The importance of merging both theoretical/methodological and technical/practical aspects in their contributions, as well as, from a different perspective, to meet deadlines in writing an edited book!
4. Who should read the book and why?
In our idea, the main readers should be researchers with some background in Quality of Service and performance evaluation techniques that wish to start working on distributed system modeling and evaluation.
However, the book could be also used by PhD students with a curriculum in modeling and dependability analysis or in design and analysis of distributed systems. Finally, practitioners in the industry could find useful guidelines and references in the capacity planning of IT infrastructures.
This book can be considered one of the most updated review of the state of the art on dependability analysis of distributed systems and it contains chapters from the main experts on such a sector.

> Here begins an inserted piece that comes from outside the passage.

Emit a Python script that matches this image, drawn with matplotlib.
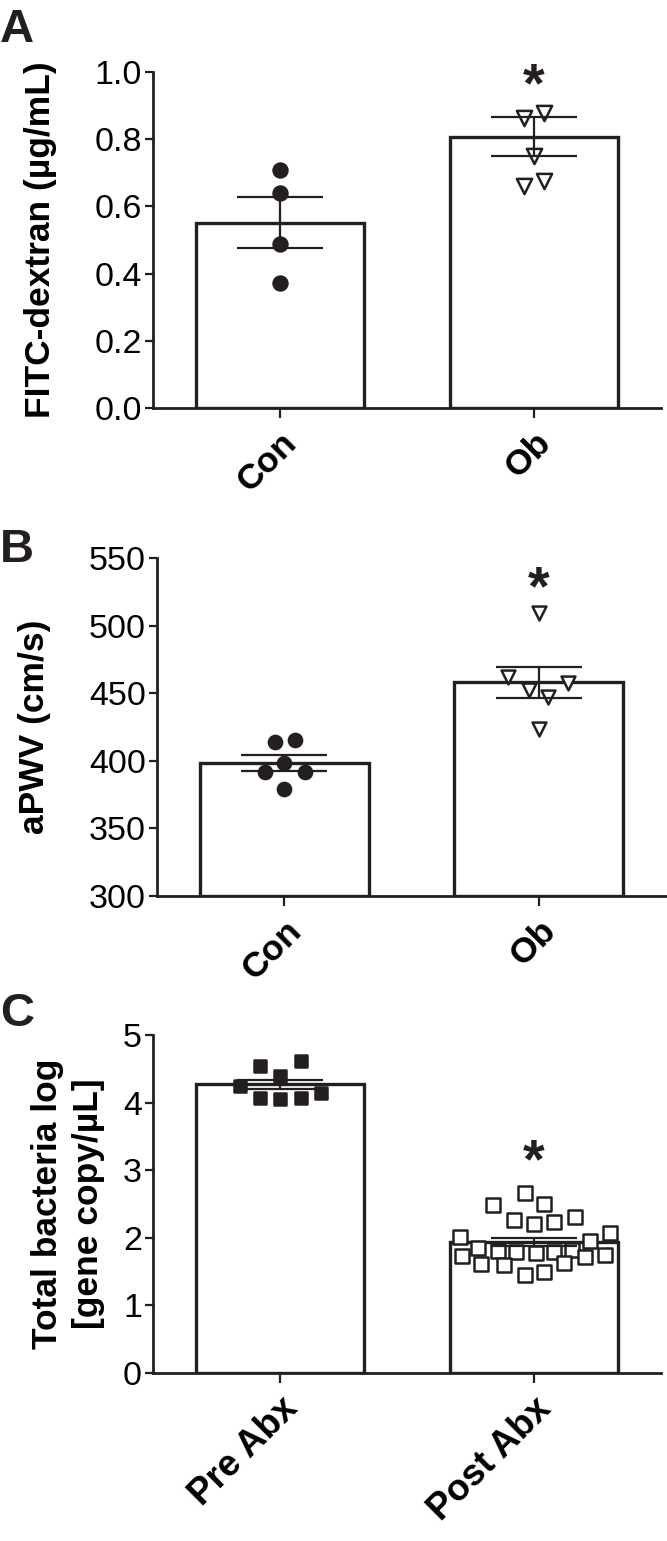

5. Why is this book of particular interest now?
This book can be considered one of the most updated review of the state of the art on dependability analysis of distributed systems and it contains chapters from the main experts on such a sector.
6. Were there areas of the book that you found more challenging to write, and if so, why?
The book was an edited book. So the more challenging task was to coordinate all the contributors in order to have a coherent organization.
7. What is it about this particular area that fascinates you?
Dealing with the complexity and largeness of distributed systems is very challenging and “cool” now, since new IT trends, such as Cloud computing, IoT, Big Data, citizen science, service oriented computing, need proper metrics and tools for their modeling and evaluation. This is particularly true when a technology, e.g. the Cloud, is settled in its basic mechanisms. The challenge then shifts towards (advanced) policies for improving the quality of the delivered services, which requires proper tools for evaluating the policy impacts also considering dynamic and variable operating conditions.
8. Please could you us tell more about your educational backgrounds and your subsequent careers?
DB: I received a degree in Computer Engineering from the Engineering Faculty of the University of Palermo (Italy) in 2000. From 2001 to 2002 I worked as a researcher at the Research and Development Laboratory of the Italian company “Engineering Ingegneria Informatica (S.p.A)” focusing my research on mobile (intelligent) agents. Then, from 2002 to 2004 I attended the PhD course in “Advanced Technologies for Information Engineering” at the University of Messina discussing a PhD Thesis titled “Advanced Services Provisioning in Mobile Wireless Networks: QoS Strategies and Middleware Solutions”. In February 2006, I won a public competition and he obtained the position of Assistant Professor in Computer Engineering (ING-INF/05) at the Engineering Faculty of the University of Messina.
SD: I received a degree in Computer Engineering from University of Catania (Italy) in 2001. Then I moved to Messina, starting a research collaboration in 2002 as research assistant, and then as a PhD student at the University of Messina. Even if never interrupted, the collaboration with University of Messina officially lasted till 2011 as PostDoc, because of in October 2011 I won a public competition and became Assistant Professor in Computer Engineering (ING-INF/05) at the Department of Electronics and Information of Politecnico di Milano, Italy. Recently I also obtained a position of Professor and head of the Social and Urban Computing Lab from Kazan Federal University, Russia. My main research interests include non-Markovian modelling; performance and reliability evaluation; dependability; Quality of Service/Experience; Service Level Agreement; Parallel and Distributed Computing, Grid, Cloud, Autonomic, Volunteer, Crowd Computing; Big Data; Citizen Science; Software and Service Engineering. I have been involved in several national and international research projects and am the author and co-author of more than 120 scientific papers and on the editorial board of a number of journals.